Quite right, and I should have thought of that too. I've just never particularly liked the -trix/-tricis pattern on an aesthetic level. The plurals especially sound a bit harsh to me, don't you think? It's the stop-liquid-vowel-stop that I choke on, and I guess (without any supporting evidence) that that was a contributing factor in the rarity of those feminines in ancient usage. It was a highly unproductive pattern in antiquity, and the Romans did love their rolling sounds. Tores sounds so much nicer than trices to me.
Absolutely. I think tores does sound nicer than trices.
 

Rufus Coppertop

Banned
Flounced
Joined
May 24, 2009
Messages
3,935
Reaction score
948
Location
.
Easy to do/facilis agere.

I don't think the "to do" here is an infinitive - "facilis agere" feels as if it should translate as "to do, easily." In the English, syntax allows "to do" can be omitted but not "easy." Thus, "to do" modifies "easy" in a way that Latin doesn't seem to allow for.
I'm thinking of it more in terms of the infinitive having a sort of nouny-ness.

The infinitive can be used as a nominative and even as a direct object in various constructions including constructions where the genitive, dative or ablative would take a gerund.

There is also the Latin custom of omitting the verb to be. That's one that can take a bit of getting used to.

facilis agere est. - it is easy to do.

Grammatically speaking, I think it mirrors the phrase, errare humanum est - 'to err is human' or 'it is human to err'.

A passive participle is called for, I think.
I really like this idea. In fact, despite defending facilis agere, I prefer this suggestion.

There is no present available, so we have to choose between the perfect "facile actum" - "done easily",
No, BUT....there is always the third person present singular passive indicative.

facile agitur.

I reckon that works without sounding as if one gives either a volantem fututionem :evil or a cullum muri ( :ROFL:).
 
Last edited:

Nualláin

Super Member
Registered
Joined
Nov 18, 2011
Messages
139
Reaction score
21
Great discussion!

I'd only add one thing. Where the infinitive is taken as nominative subject of a copulate, its predicate is usually neuter. There's a line somewhere in Phaedrus, ea sunt quae longum est promere, "there are things which to explain is long", or in more sensible English, "that would take a long time to explain". It's a neat little example of the versatility of the Latin infinitive. Promere is subject of est with longum as predicate and quae as its neuter-plural object, thus being fully verby and nouny at the same time.

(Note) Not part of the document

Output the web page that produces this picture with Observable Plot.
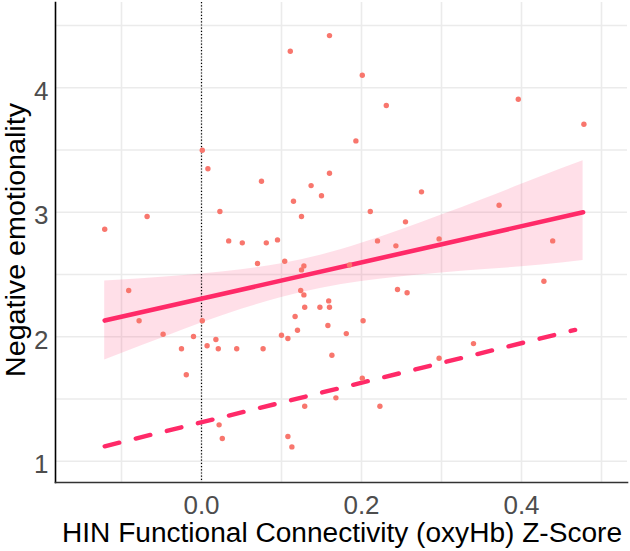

So facile agere would work fine as a concise expression of quod facile est agere.

One could also go full Cicero and rock the supine, facile actu, "easy in respect of the doing". But, er, we've probably stopped helping the OP at this point...
 

Rufus Coppertop

Banned
Flounced
Joined
May 24, 2009
Messages
3,935
Reaction score
948
Location
.
Great discussion!

I'd only add one thing. Where the infinitive is taken as nominative subject of a copulate, its predicate is usually neuter.
Hence facile as a neuter nominative adjective rather than as the adverb?

One could also go full Cicero and rock the supine, facile actu, "easy in respect of the doing". But, er, we've probably stopped helping the OP at this point...
:D Yeah.
 

Mark Moore

Banned
Joined
Dec 22, 2011
Messages
1,041
Reaction score
39
Age
45
Location
Florida
It might be appropriate to have apocalyptic connotations in the title, since the basic premise of this series are these three goddesses are giving powers to three women to do battle against various demons/monsters/gods, and bad stuff's gonna go down. Basically, a magical-girl series with a Lovecraftian flavor and actual consequences.

But I do like "Revelatio". I'll have to think about it some more.

If I use Luciferae (which I don't mind, and I think it sounds nice), I might be able to have some fun with it, like the girls got the name for their group, and then they have to stop people from getting the wrong idea.